Mikhail Bulgakov - Heart Of A Dog
This story is pretty inspired stuff really. Dude finds a stray dog and transplants a penis and pituitary gland from some murdered lowlife onto him. Then the dog turns into this semi-feral human who likes a drink and works in a government department to purge the city of cats. Amazing, right?
Except it just didn’t seem to flow especially well. I know better than to criticise the writing style of one of the most respected Russian writers of all time, so I’m guessing it’s either down to the translation or the fact that it was written in 1925 and just feels a bit dated. Either way, the book didn’t live up to its synopsis.

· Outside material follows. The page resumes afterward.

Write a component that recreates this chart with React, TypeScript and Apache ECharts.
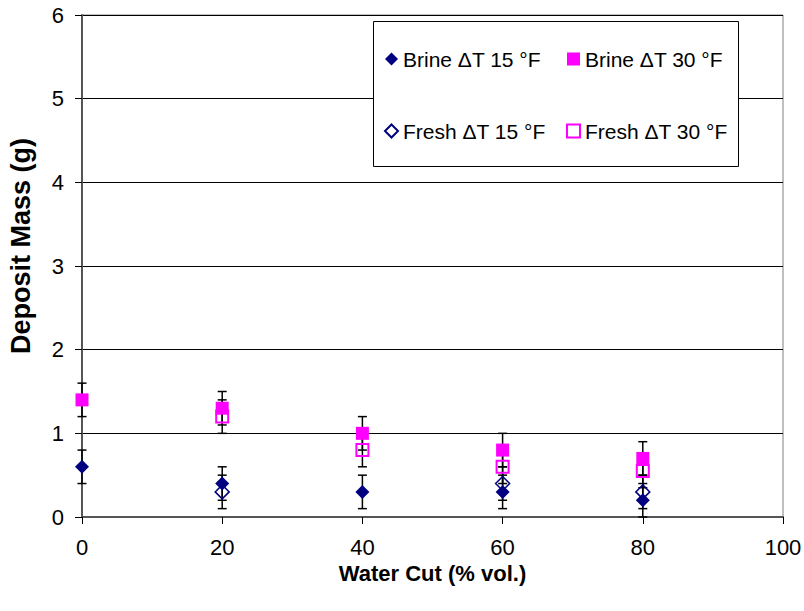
import React, { useEffect, useRef } from "react";
import * as echarts from "echarts";

const xBrine = [0, 20, 40, 60, 80];
const brine15 = [0.6, 0.4, 0.3, 0.3, 0.2];
const brine15Err = [0.2, 0.2, 0.2, 0.2, 0.2];
const brine30 = [1.4, 1.3, 1.0, 0.8, 0.7];
const brine30Err = [0.2, 0.2, 0.2, 0.2, 0.2];
const xFresh15 = [20, 60, 80];
const fresh15 = [0.3, 0.4, 0.3];
const fresh15Err = [0.2, 0.2, 0.2];
const xFresh30 = [20, 40, 60, 80];
const fresh30 = [1.2, 0.8, 0.6, 0.55];
const fresh30Err = [0.2, 0.2, 0.2, 0.2];

const NAVY = "#000080";
const MAGENTA = "#FF00FF";
const FONT = "Arial, 'Liberation Sans', sans-serif";

function pts(xs: number[], ys: number[]) {
  return xs.map((x, i) => [x, ys[i]]);
}
function errs(xs: number[], ys: number[], es: number[]) {
  return xs.map((x, i) => [x, ys[i] - es[i], ys[i] + es[i]]);
}

const errRender = (params: any, api: any) => {
  const x = api.value(0);
  const lo = api.coord([x, api.value(1)]);
  const hi = api.coord([x, api.value(2)]);
  const hw = 4.5;
  const style = { stroke: "#000", lineWidth: 1.5 };
  return {
    type: "group",
    children: [
      { type: "line", shape: { x1: lo[0], y1: lo[1], x2: hi[0], y2: hi[1] }, style },
      { type: "line", shape: { x1: lo[0] - hw, y1: lo[1], x2: lo[0] + hw, y2: lo[1] }, style },
      { type: "line", shape: { x1: hi[0] - hw, y1: hi[1], x2: hi[0] + hw, y2: hi[1] }, style },
    ],
  };
};

export default function App() {
  const ref = useRef<HTMLDivElement>(null);
  useEffect(() => {
    if (!ref.current) return;
    const chart = echarts.init(ref.current, null, { renderer: "svg" });
    const errSeries = (data: number[][]) => ({
      type: "custom",
      renderItem: errRender,
      data,
      encode: { x: 0, y: [1, 2] },
      z: 1,
      silent: true,
      legendHoverLink: false,
    });
    const legendText = { fontSize: 21, lineHeight: 22, color: "#000", fontFamily: FONT };
    const option: any = {
      animation: false,
      backgroundColor: "#fff",
      textStyle: { fontFamily: FONT },
      grid: {
        left: 82,
        right: 21,
        top: 15,
        bottom: 94,
        show: true,
        borderColor: "#808080",
        borderWidth: 1,
        containLabel: false,
        outerBoundsMode: "none",
      },
      xAxis: {
        type: "value",
        min: 0,
        max: 100,
        interval: 20,
        name: "Water Cut (% vol.)",
        nameLocation: "middle",
        nameGap: 46,
        nameMoveOverlap: false,
        nameTextStyle: {
          fontSize: 22,
          lineHeight: 20,
          fontWeight: "bold",
          color: "#000",
          fontFamily: FONT,
        },
        axisLine: { show: true, onZero: false, lineStyle: { color: "#555", width: 2 } },
        axisTick: { show: true, inside: false, length: 7, lineStyle: { color: "#000", width: 1 } },
        axisLabel: { fontSize: 22, lineHeight: 20, color: "#000", margin: 20, fontFamily: FONT },
        splitLine: { show: false },
      },
      yAxis: {
        type: "value",
        min: 0,
        max: 6,
        interval: 1,
        name: "Deposit Mass (g)",
        nameLocation: "middle",
        nameRotate: 90,
        nameGap: 48,
        nameMoveOverlap: false,
        nameTextStyle: {
          fontSize: 27,
          fontWeight: "bold",
          color: "#000",
          fontFamily: FONT,
          padding: [0, 0, 0, 40],
        },
        axisLine: { show: true, onZero: false, lineStyle: { color: "#555", width: 2 } },
        axisTick: { show: true, inside: false, length: 7, lineStyle: { color: "#000", width: 1 } },
        axisLabel: { fontSize: 22, color: "#000", margin: 18, fontFamily: FONT },
        splitLine: { show: true, lineStyle: { color: "#000", width: 1 } },
      },
      graphic: [
        {
          type: "rect",
          z: 3,
          shape: { x: 373.5, y: 21.5, width: 365, height: 145 },
          style: { fill: "#fff", stroke: "#000", lineWidth: 1 },
        },
      ],
      legend: [
        {
          orient: "vertical",
          left: 384,
          top: 48,
          padding: 0,
          itemWidth: 13,
          itemHeight: 13,
          itemGap: 50,
          z: 5,
          data: ["Brine \u0394T 15 \u00B0F", "Fresh \u0394T 15 \u00B0F"],
          textStyle: legendText,
        },
        {
          orient: "vertical",
          left: 566,
          top: 48,
          padding: 0,
          itemWidth: 13,
          itemHeight: 13,
          itemGap: 50,
          z: 5,
          data: ["Brine \u0394T 30 \u00B0F", "Fresh \u0394T 30 \u00B0F"],
          textStyle: legendText,
        },
      ],
      series: [
        errSeries(errs(xBrine, brine15, brine15Err)),
        errSeries(errs(xBrine, brine30, brine30Err)),
        errSeries(errs(xFresh15, fresh15, fresh15Err)),
        errSeries(errs(xFresh30, fresh30, fresh30Err)),
        {
          name: "Fresh \u0394T 15 \u00B0F",
          type: "scatter",
          symbol: "diamond",
          symbolSize: 14,
          z: 2,
          data: pts(xFresh15, fresh15),
          itemStyle: { color: "rgba(255,255,255,0)", borderColor: NAVY, borderWidth: 1.5, opacity: 1 },
        },
        {
          name: "Fresh \u0394T 30 \u00B0F",
          type: "scatter",
          symbol: "rect",
          symbolSize: 12,
          z: 2,
          data: pts(xFresh30, fresh30),
          itemStyle: { color: "rgba(255,255,255,0)", borderColor: MAGENTA, borderWidth: 2, opacity: 1 },
        },
        {
          name: "Brine \u0394T 15 \u00B0F",
          type: "scatter",
          symbol: "diamond",
          symbolSize: 14,
          z: 3,
          data: pts(xBrine, brine15),
          itemStyle: { color: NAVY, opacity: 1 },
        },
        {
          name: "Brine \u0394T 30 \u00B0F",
          type: "scatter",
          symbol: "rect",
          symbolSize: 13,
          z: 3,
          data: pts(xBrine, brine30),
          itemStyle: { color: MAGENTA, opacity: 1 },
        },
      ],
    };
    chart.setOption(option);
    return () => chart.dispose();
  }, []);
  return (
    <div
      ref={ref}
      style={{ position: "absolute", left: 0, top: 0, width: 804, height: 611 }}
    />
  );
}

Out of the forty thousand or so Moscow dogs, only an idiot won’t know how to read the word ‘sausage’.
“Eat in the bedroom,” he said in a slightly choked voice, “read in the examination room, dress in the waiting room, operate in the maid’s room, and examine patients in the dining room. It is very possible that Isadora Duncan does just this. Perhaps she dines in her office and dissects rabbits in the bathroom. Perhaps. But I am not Isadora Duncan!”
“Doctor, would you please take him to the circus? But, for God’s sake, take a look at the program first - make sure they have no cats.”
Mikhail Bulgakov - Heart Of A Dog
Publication date: 1982
Publisher: Grove Press
Price then: $5.95
Price now: $8
Purchased from: Green Apple Books, San Francisco
From the synopsis: “His many misadventures, lecherous behaviour, and final denunciation of the doctor himself, drive the exasperated scientist to take most extraordinary measures.”